All individual things pass away, strive on untiringly.

By oneself the evil is done, and it is oneself who suffers: by oneself the evil is not done, and by one's Self one becomes pure. The pure and the impure come from oneself: no man can purify another.

We will develop and cultivate the liberation of mind by loving kindness, make it our vehicle, make it our basis, stabilize it, exercise ourselves in it, and fully perfect it.

There are four nutriments for the maintenance of beings who have come into being or for the support of those in search of a place to be born: Physical food, gross or refined; touch as the second; thinking the third; and consciousness the fourth.

He who injures living beings is not noble. He is called noble because he is gentle and kind towards all living beings.

Should a person do good, let him do it again and again.

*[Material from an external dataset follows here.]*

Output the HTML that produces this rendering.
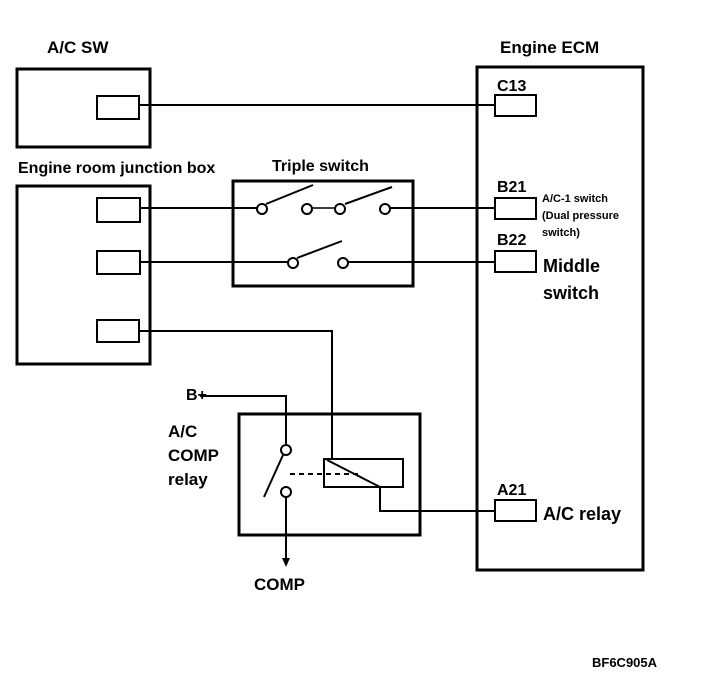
<!DOCTYPE html>
<html><head><style>
body{margin:0;background:#fff;}
svg{display:block;}
text{font-family:"Liberation Sans",sans-serif;font-weight:bold;fill:#000;}
</style></head><body>
<svg width="704" height="698" viewBox="0 0 704 698" xmlns="http://www.w3.org/2000/svg">
<g fill="none" stroke="#000">
<rect x="17" y="69" width="133" height="78" stroke-width="3"/>
<rect x="97" y="96" width="42" height="23" stroke-width="2"/>
<line x1="139" y1="105" x2="495" y2="105" stroke-width="2"/>
<rect x="17" y="186" width="133" height="178" stroke-width="3"/>
<rect x="97" y="198" width="43" height="24" stroke-width="2"/>
<rect x="97" y="251" width="43" height="23" stroke-width="2"/>
<rect x="97" y="320" width="42" height="22" stroke-width="2"/>
<rect x="233" y="181" width="180" height="105" stroke-width="3"/>
<line x1="140" y1="208" x2="257" y2="208" stroke-width="2"/>
<line x1="312" y1="208" x2="335" y2="208" stroke-width="1.5"/>
<line x1="390" y1="208" x2="495" y2="208" stroke-width="2"/>
<line x1="266" y1="204" x2="313" y2="185" stroke-width="2"/>
<line x1="345" y1="204" x2="392" y2="187" stroke-width="2"/>
<circle cx="262" cy="209" r="5" stroke-width="2" fill="#fff"/>
<circle cx="307" cy="209" r="5" stroke-width="2" fill="#fff"/>
<circle cx="340" cy="209" r="5" stroke-width="2" fill="#fff"/>
<circle cx="385" cy="209" r="5" stroke-width="2" fill="#fff"/>
<line x1="140" y1="262" x2="288" y2="262" stroke-width="2"/>
<line x1="348" y1="262" x2="495" y2="262" stroke-width="2"/>
<line x1="297" y1="258" x2="342" y2="241" stroke-width="2"/>
<circle cx="293" cy="263" r="5" stroke-width="2" fill="#fff"/>
<circle cx="343" cy="263" r="5" stroke-width="2" fill="#fff"/>
<polyline points="139,331 332,331 332,459" stroke-width="2"/>
<rect x="477" y="67" width="166" height="503" stroke-width="3"/>
<rect x="495" y="95" width="41" height="21" stroke-width="2"/>
<rect x="495" y="198" width="41" height="21" stroke-width="2"/>
<rect x="495" y="251" width="41" height="21" stroke-width="2"/>
<rect x="495" y="500" width="41" height="21" stroke-width="2"/>
<rect x="239" y="414" width="181" height="121" stroke-width="3"/>
<rect x="324" y="459" width="79" height="28" stroke-width="2"/>
<line x1="327" y1="460" x2="380" y2="487" stroke-width="2"/>
<polyline points="380,487 380,511 495,511" stroke-width="2"/>
<polyline points="200,396 286,396 286,444" stroke-width="2"/>
<circle cx="286" cy="450" r="5" stroke-width="2" fill="#fff"/>
<circle cx="286" cy="492" r="5" stroke-width="2" fill="#fff"/>
<line x1="283" y1="455" x2="264" y2="497" stroke-width="2"/>
<line x1="290" y1="474" x2="358" y2="474" stroke-width="2" stroke-dasharray="5,4"/>
<line x1="286" y1="497" x2="286" y2="560" stroke-width="2"/>
</g>
<polygon points="282,558 290,558 286,567" fill="#000"/>
<text x="47" y="53" font-size="17">A/C SW</text>
<text x="500" y="53" font-size="17">Engine ECM</text>
<text x="18" y="173" font-size="16">Engine room junction box</text>
<text x="272" y="171" font-size="16">Triple switch</text>
<text x="497" y="91" font-size="16">C13</text>
<text x="497" y="192" font-size="16">B21</text>
<text x="497" y="245" font-size="16">B22</text>
<text x="497" y="495" font-size="16">A21</text>
<text x="542" y="202" font-size="11">A/C-1 switch</text>
<text x="542" y="219" font-size="11">(Dual pressure</text>
<text x="542" y="236" font-size="11">switch)</text>
<text x="543" y="272" font-size="18">Middle</text>
<text x="543" y="299" font-size="18">switch</text>
<text x="543" y="520" font-size="18">A/C relay</text>
<text x="186" y="400" font-size="16">B+</text>
<text x="168" y="437" font-size="17">A/C</text>
<text x="168" y="461" font-size="17">COMP</text>
<text x="168" y="485" font-size="17">relay</text>
<text x="254" y="590" font-size="17">COMP</text>
<text x="592" y="667" font-size="13">BF6C905A</text>
</svg>
</body></html>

Let him find pleasure therein, for blissful is the accumulation of good.

Should you find a wise critic to point out your faults, follow him as you would a guide to hidden treasure.

I will not look at another's bowl intent on finding fault: a training to be observed.

Radiate boundless love towards the entire world.

In whom there is no sympathy for living beings: know him as an outcast.

Live with no sense of 'mine,' not forming attachment to experiences.

Better it is to live one day seeing the rise and fall of things than to live a hundred years without ever seeing the rise and fall of things.

If a man going down into a river, swollen and swiftly flowing, is carried away by the current-how can he help others across?

All conditioned things are impermanent-when one sees this with wisdom, one turns away from suffering.

The world is afflicted by death and decay. But the wise do not grieve, having realized the nature of the world.

To support mother and father, to cherish wife and children and to be engaged in peaceful occupation-this is the greatest blessing.

All tremble at violence; all fear death. Putting oneself in the place of another, one should not kill nor cause another to kill.